Rz. 53

An übergeordneten Rechtsvorschriften bedarf bei der Durchführung einer Umsatzsteuer-Nachschau des Weiteren bei auch zu Wohnzwecken genutzten Räumen der Berücksichtigung von Art. 8 EMRK.[1] Nach dem Abs. 1 – dieser von allen deutschen Behörden und Gerichten zu beachtenden Vorschrift[2] – hat jede Person das Recht auf die Achtung ihres Privat- und Familienlebens, ihrer Wohnung und ihrer Korrespondenz. Dabei ist der Begriff der Wohnung i. S. d. Art. 8 MRK weit auszulegen, er kann im Einzelfall auch Geschäftsräume umfassen. Eingriffe in die genannten Rechte sind nur unter den in Art. 8 Abs. 2 EMRK genannten Fällen zulässig.

 

Rz. 54

Allgemein ist zwar davon auszugehen, dass dem Inhalt dieser Vorschrift unter Beachtung der geschilderten innerstaatlichen verfassungsrechtlichen Voraussetzungen bei Durchführung einer Umsatzsteuer-Nachschau i. d. R. hinreichend Genüge getan wird, problematisch dürfte aber auch in dieser Hinsicht das Recht zum Betreten gemischt genutzter Räume sein.[3] Als Faustregel kann hier festgehalten werden, dass dann, wenn der Schutzbereich des Art. 13 GG betroffen ist, auch Art. 8 MRK betroffen sein kann.

 

Rz. 55

Zu beachten ist in diesem Zusammenhang, dass der Europäische Gerichtshof für Menschenrechte in Straßburg (EGMR) bei seinen Entscheidungen wegen der Beachtung des Art. 8 MRK immer zusätzlich die Verhältnismäßigkeit der hoheitlichen Maßnahme für geboten erachtet. Dieses Merkmal bedarf zwar auch nach deutschem Recht der Beachtung, die Rechtsprechung des EGMR gewinnt aber gerade unter diesem Aspekt in den letzten Jahren zunehmend auch für die nationalen Rechtsordnungen an Bedeutung, weil das Gericht z. T. anders (enger) entscheidet als nationale Gerichte. Der EGMR hatte z. B. bereits in einem Einzelfall gegen die deutsche Rechtsanwendung (allerdings im Strafverfahren) entschieden, weil die Anforderungen des Art. 8 EMRK nicht ausreichend beachtet wurden.[4] In Anbetracht der engen Sichtweise des EGMR erscheint es m. E. zweifelhaft, ob dieses Gericht ein Betreten von gemischt genutzten Räumen gegen den Willen des Inhabers – auch wenn diese teilweise unternehmerisch genutzt werden – im Rahmen einer Umsatzsteuer-Nachschau ohne das Vorliegen von Gefahr in Verzug oder der hinreichenden Wahrscheinlichkeit einer Gefahr für die öffentliche Sicherheit und Ordnung hinnehmen würde.[5]

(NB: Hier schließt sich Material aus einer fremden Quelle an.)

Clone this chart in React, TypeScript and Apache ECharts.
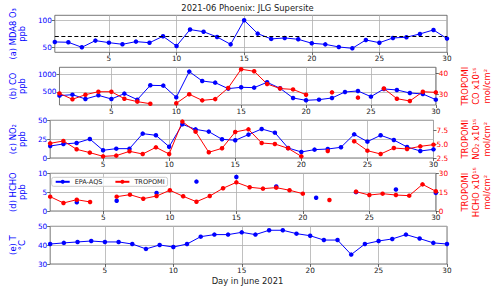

[1] Europäische Konvention zum Schutz der Menschenrechte und der Grundfreiheiten.
[2] In Deutschland ist die Konvention am 15.12.1953 in Kraft getreten; BGBl I 1954, 14.
[3] Vgl. vorstehend in Rz. 40ff.
[4] EGMR [III. Sektion] v. 28.4.2005, 41604/98, Buck/Deutschland, NJW 2005, 1495.
[5] Vgl. nur EGMR v. 16.10.2007, 74336/01, Wieser u. Bicos Beteiligungen GmbH/Österreich, NJW 2008, 3409.